Phoenix Karaka

Personal information
- Born: 6 November 1993 (age 32) Auckland, New Zealand
- Height: 186 cm (6 ft 1 in)
- School: Auckland Girls' Grammar School

Netball career
- Playing positions: GK, GD
- Years: Club team / Apps
- 2013–2015: Southern Steel / 32
- 2016–2017: Central Pulse
- 2018–: Northern Mystics
- Years: National team / Caps
- 2010–2011: NZ Secondary Schools
- 2012–2013: NZ Under21
- 2014–: New Zealand / 70

Medal record
Representing New Zealand
Women's netball
Netball at the Commonwealth Games
| Bronze medal – third place | 2022 Birmingham | Team |

= Phoenix Karaka =

New Zealand netball international

Phoenix Karaka (born 6 November 1993) is a New Zealand netball international. She was a member of the New Zealand teams that won the 2019 Netball World Cup. Christine Papali'i is her mother.

== Career ==
Following her success at secondary school level at Auckland Girls' Grammar School, Karaka rose through the ranks at age group level as a part of both the NZ Secondary Schools and NZ Under-21 teams, including the victorious Under-21 side at the Youth World Cup in Glasgow in 2013.
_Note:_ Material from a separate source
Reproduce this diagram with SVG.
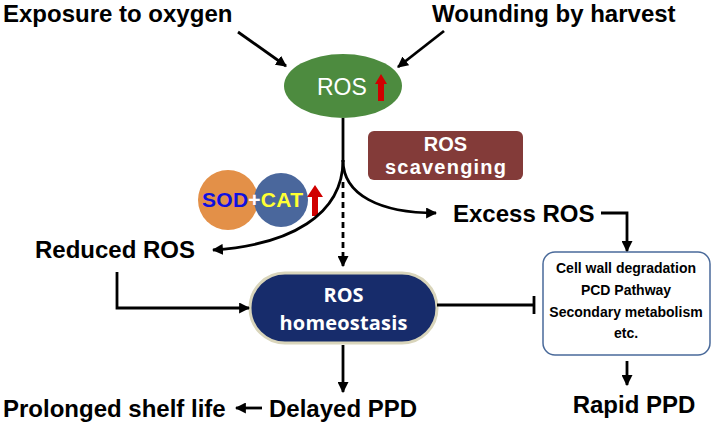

Karaka signed her first professional contract with Southern Steel for the 2013 ANZ Championship, and remained a part of the Steel for the next three seasons before signing with the Central Pulse in 2016 after consistently impressive performances, including being ranked 3rd overall for intercepts in the 2015 ANZ Championship.
She captained Northern Mystics in 2019 and 2020. but pulled out the following year due to pregnancy

== International ==
Karaka made her debut for New Zealand on their 2014 Tour of the UK where she was initially selected as a training partner, however was soon promoted to the main squad following injury concerns to Casey Kopua. She participated in the exhibition games against Scotland and England A, before making her test debut off as a substitute in the final stages of the Silver Fern's 17-goal victory over England on 20 January 2014.
Karaka made a triumphant return after earning her spot in the 2019 Netball World Cup winning team. Karaka again returned following the birth of her daughter to the 2022 Netball Quad Series.

Karaka was named in the team of 12 for the 2022 Commonwealth Games.

== Personal life ==

Phoenix Karaka's partner is All Black Patrick Tuipulotu.